Coldplay - Viva La Vida
Reviewed by Helen on 21st June 2008
Basically, it's that time of year again, isn't it? Spoilt middle-class teenagers are buying wellies for Glasto, Fair Trade strawberries are at a premium and Coldplay have brought out yet another bloody album. It goes without saying that this album is automatically at the very top of every best-sellers chart in the country/world/universe.
Coldplay: truly the musical Marmite. But who the hell eats Marmite when you can go and splash the cash on some jam or peanut butter or similar? Stupid Marmite-eaters. Let's explore this comparison, as much amusingness is to be had therein.
Firstly, you may or may not know this, but Marmite have recently brought out a special version of the yeasty black stuff which is supposed to be 0.3% champagne. It's lighter, it's sweeter, it comes in a better bottle - but it's still 99.7% Marmite.
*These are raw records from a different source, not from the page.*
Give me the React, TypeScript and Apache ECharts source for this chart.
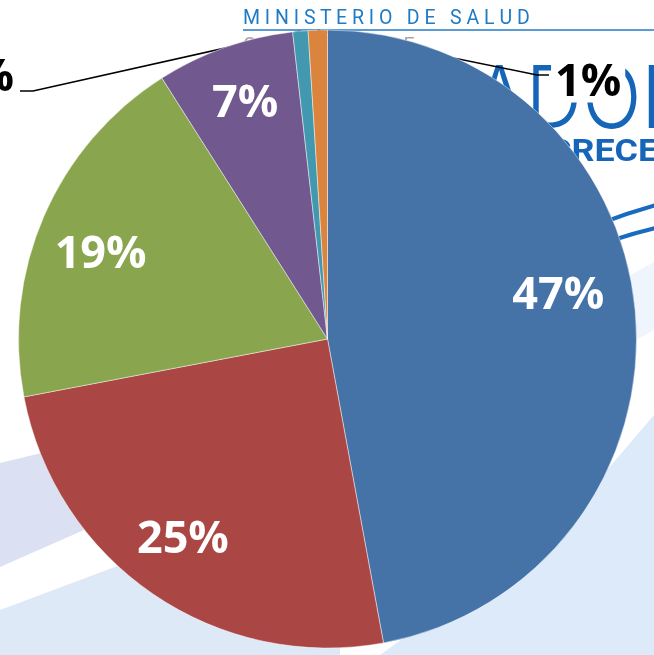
import React, { useEffect, useRef } from 'react';
import * as echarts from 'echarts';

const categories = ['Categoría 1', 'Categoría 2', 'Categoría 3', 'Categoría 4', 'Categoría 5', 'Categoría 6'];
const values = [47.1, 24.9, 19.0, 7.2, 0.8, 1.0];
const colors = ['#4572a7', '#aa4643', '#89a54e', '#71588f', '#4198af', '#db843d'];

const CX = 327.5;
const CY = 339;
const R = 309;

export default function App() {
  const ref = useRef<HTMLDivElement>(null);
  useEffect(() => {
    if (!ref.current) return;
    const chart = echarts.init(ref.current, null, { renderer: 'svg' });
    const total = values.reduce((a, b) => a + b, 0);
    const midAngle = (i: number) => {
      let before = 0;
      for (let k = 0; k < i; k++) before += values[k];
      return ((before + values[i] / 2) / total) * Math.PI * 2;
    };
    // radial placement factor and small nudges of the inside labels (Excel "best fit" look)
    const insideK = [0.75, 0.8, 0.8, 0.8];
    const insideDx = [0, -5, 0, 0];
    const insideDy = [-26, -8, 10, -6];
    const labelLayout = (p: any) => {
      const i = p.dataIndex;
      const a = midAngle(i);
      if (i < 4) {
        const d = R * insideK[i];
        return {
          x: CX + Math.sin(a) * d + insideDx[i],
          y: CY - Math.cos(a) * d + insideDy[i],
          align: 'center',
          verticalAlign: 'middle',
        };
      }
      const start = [CX + Math.sin(a) * R, CY - Math.cos(a) * R];
      if (i === 5) {
        return {
          x: 551,
          y: 78,
          align: 'left',
          verticalAlign: 'middle',
          labelLinePoints: [start, [537, 75], [549, 75]],
        };
      }
      return {
        x: 18,
        y: 73,
        align: 'right',
        verticalAlign: 'middle',
        labelLinePoints: [start, [33, 91], [20, 91]],
      };
    };
    chart.setOption({
      animation: false,
      graphic: {
        elements: [
          { type: 'polygon', shape: { points: [[0, 463], [220, 410], [220, 470], [0, 567]] }, style: { fill: '#dbe0f3' } },
          { type: 'polygon', shape: { points: [[0, 610], [200, 535], [340, 480], [340, 655], [0, 655]] }, style: { fill: '#dee9f8' } },
          { type: 'polygon', shape: { points: [[654, 415], [654, 655], [380, 655], [560, 525]] }, style: { fill: '#ddeafa' } },
          { type: 'polygon', shape: { points: [[654, 262], [654, 330], [600, 360], [600, 292]] }, style: { fill: '#eef5fc' } },
          {
            type: 'text', x: 243, y: 17,
            style: { text: 'M I N I S T E R I O   D E   S A L U D', fill: '#1f7bc4', font: '19.5px Roboto', verticalAlign: 'middle' },
          },
          { type: 'line', shape: { x1: 243, y1: 30, x2: 654, y2: 30 }, style: { stroke: '#5b9bd5', lineWidth: 2 } },
          {
            type: 'text', x: 243, y: 45,
            style: { text: 'G O B I E R N O   D E', fill: '#a6a6a6', font: '19.5px Roboto', verticalAlign: 'middle' },
          },
          {
            type: 'text', x: 691, y: 96, scaleX: 0.9,
            style: { text: 'ADOR', fill: '#1565b8', font: '300 87px Inter', align: 'right', verticalAlign: 'middle' },
          },
          {
            type: 'text', x: 548, y: 150, scaleX: 1.12,
            style: { text: 'CRECER', fill: '#1565b8', font: 'bold 32px Roboto', align: 'left', verticalAlign: 'middle' },
          },
          { type: 'bezierCurve', shape: { x1: 540, y1: 250, cpx1: 600, cpy1: 220, x2: 660, y2: 204 }, style: { stroke: '#1a6bc0', lineWidth: 4, fill: 'none' } },
          { type: 'bezierCurve', shape: { x1: 560, y1: 260, cpx1: 615, cpy1: 237, x2: 660, y2: 227 }, style: { stroke: '#1a6bc0', lineWidth: 4, fill: 'none' } },
        ],
      },
      series: [
        {
          type: 'pie',
          center: [CX, CY],
          radius: R,
          startAngle: 90,
          clockwise: true,
          percentPrecision: 0,
          avoidLabelOverlap: false,
          itemStyle: { borderColor: 'rgba(255,255,255,0.45)', borderWidth: 1 },
          label: { formatter: '{d}%', fontFamily: 'Open Sans', fontWeight: 'bold', fontSize: 45 },
          labelLine: { length: 20, length2: 10 },
          labelLayout,
          data: categories.map((name, i) => ({
            name,
            value: values[i],
            itemStyle: { color: colors[i] },
            label: i < 4
              ? { position: 'inside', color: '#ffffff' }
              : { position: 'outside', color: '#000000', backgroundColor: '#ffffff', padding: [2, 4] },
            labelLine: { show: i >= 4, lineStyle: { color: '#000000', width: 1.5 } },
          })),
        },
      ],
    });
    return () => chart.dispose();
  }, []);
  return <div ref={ref} style={{ position: 'fixed', left: 0, top: 0, width: 654, height: 655 }} />;
}
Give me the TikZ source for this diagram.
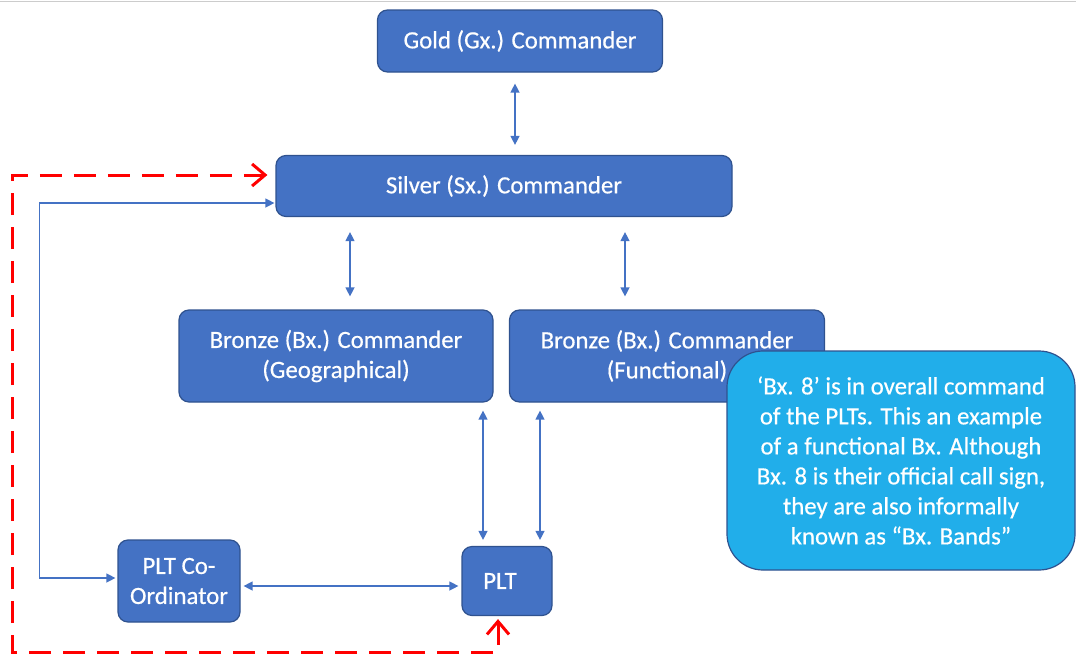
\documentclass[tikz,border=0pt]{standalone}
\usepackage{fontspec}
\setmainfont{Carlito}[FakeBold=0.5]
\usepackage{tikz}
\usetikzlibrary{arrows.meta}
\definecolor{boxblue}{HTML}{4472C4}
\definecolor{boxedge}{HTML}{2F528F}
\definecolor{noteblue}{HTML}{21AEEA}
\tikzset{
  cmdbox/.style={draw=boxedge, line width=1.2pt, fill=boxblue, rounded corners=10pt,
    text=white, align=center, inner sep=0pt, font=\fontsize{24.8}{30}\selectfont},
  notebox/.style={cmdbox, fill=noteblue, rounded corners=36pt},
  link/.style={boxblue, line width=1.3pt,
    {Triangle[length=9pt,width=9pt]}-{Triangle[length=9pt,width=9pt]}},
  feedback/.style={red, line width=3pt, dash pattern=on 22pt off 12pt,
    {Straight Barb[length=13pt,width=22pt]}-{Straight Barb[length=13pt,width=22pt]}}
}

\begin{document}
\begin{tikzpicture}[x=1pt,y=-1pt]
\useasboundingbox (0,0) rectangle (1076,656);
\draw [black!20, line width=1pt] (0,1.5) -- (1076,1.5);

\node [cmdbox, minimum width=285, minimum height=62] (gold) at (520,41) {Gold (Gx.) Commander};
\node [cmdbox, minimum width=456, minimum height=61] (silver) at (504,186) {Silver (Sx.) Commander};
\node [cmdbox, minimum width=314, minimum height=92] (bgeo) at (336,356) {Bronze (Bx.) Commander\\(Geographical)};
\node [cmdbox, minimum width=315, minimum height=92] (bfun) at (667,356) {Bronze (Bx.) Commander\\(Functional)};
\node [cmdbox, minimum width=122, minimum height=82] (coord) at (179,581) {PLT Co-\\Ordinator};
\node [cmdbox, minimum width=90, minimum height=69] (plt) at (507,581) {PLT\hspace{14pt}};

% command links
\draw [link, shorten <=11pt, shorten >=10pt] ([xshift=-5pt]gold.south) -- ([xshift=-5pt]gold.south |- silver.north);
\draw [link, shorten <=13pt, shorten >=15pt] ([xshift=14pt]bgeo.north) -- ([xshift=14pt]bgeo.north |- silver.south);
\draw [link, shorten <=13pt, shorten >=15pt] ([xshift=-42pt]bfun.north) -- ([xshift=-42pt]bfun.north |- silver.south);
\draw [link, shorten <=6pt, shorten >=8pt] ([xshift=-24pt]plt.north) -- ([xshift=-24pt]plt.north |- bgeo.south);
\draw [link, shorten <=6pt, shorten >=8pt] ([xshift=33pt]plt.north) -- ([xshift=33pt]plt.north |- bfun.south);
\draw [link, shorten <=3pt, shorten >=3pt] ([yshift=-5pt]coord.east) -- ([yshift=-5pt]coord.east -| plt.west);
\draw [link, shorten <=2pt, shorten >=1pt] ([yshift=3pt]coord.west) -- ++(-78,0) |- ([yshift=-17pt]silver.west);

% red dashed return path
\coordinate (rcorner) at (12,652);
\draw [feedback, shorten <=3pt, shorten >=8pt] ([xshift=-9pt]plt.south) |- (rcorner) |- ([yshift=11pt]silver.west);

\node [notebox, minimum width=348, minimum height=219] (note) at (901,460.5)
  {‘Bx. 8’ is in overall command\\of the PLTs. This an example\\of a functional Bx. Although\\Bx. 8 is their official call sign,\\they are also informally\\known as “Bx. Bands”};
\end{tikzpicture}
\end{document}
This fact will come in handy later on in the review.
It is fairly well-known that Marmite has what is possibly the most immense mark-up known to man, being produced from what are essentially waste products and sold on at extortionate prices as being a special, wholesome, highly British foodstuff. Not liking Marmite is seen by many as being unpatriotic. The parallels between this and Coldplay can hardly be ignored.
Okay, okay, so for non-Marmite lovers that might seem to be giving Coldplay a rather hard time. To the extent that anything so hyped up and over-publicized can be any good at all, this album is okay. It's sometimes hard to understand why everyone raves on about them, but this album is at least giving away little clues. It's more upbeat, and the two most critically-acclaimed tracks (Viva la Vida and Violet Hill) are catchy enough to stop me from hating them automatically. Actually, the title track is quite good. It's more than a little surprising in its bearable-ness. Please don't quote me on that.
Yes, this album is better than the last eighty billion. Yes, it has less of a whine and more of a growl. But, much like the champagne Marmite is still essentially Marmite (see what I did there?) it's still 99.7% Coldplay. That's not necessarily a problem, mind, but it means that the amount of airplay this release is going to get is going to ensure you hate Chris Martin and co. 100% by the end of this summer.
So, five out of ten for Coldplay. They'd get seven, but I'm gambling on the likelihood of them being more like a two by winter.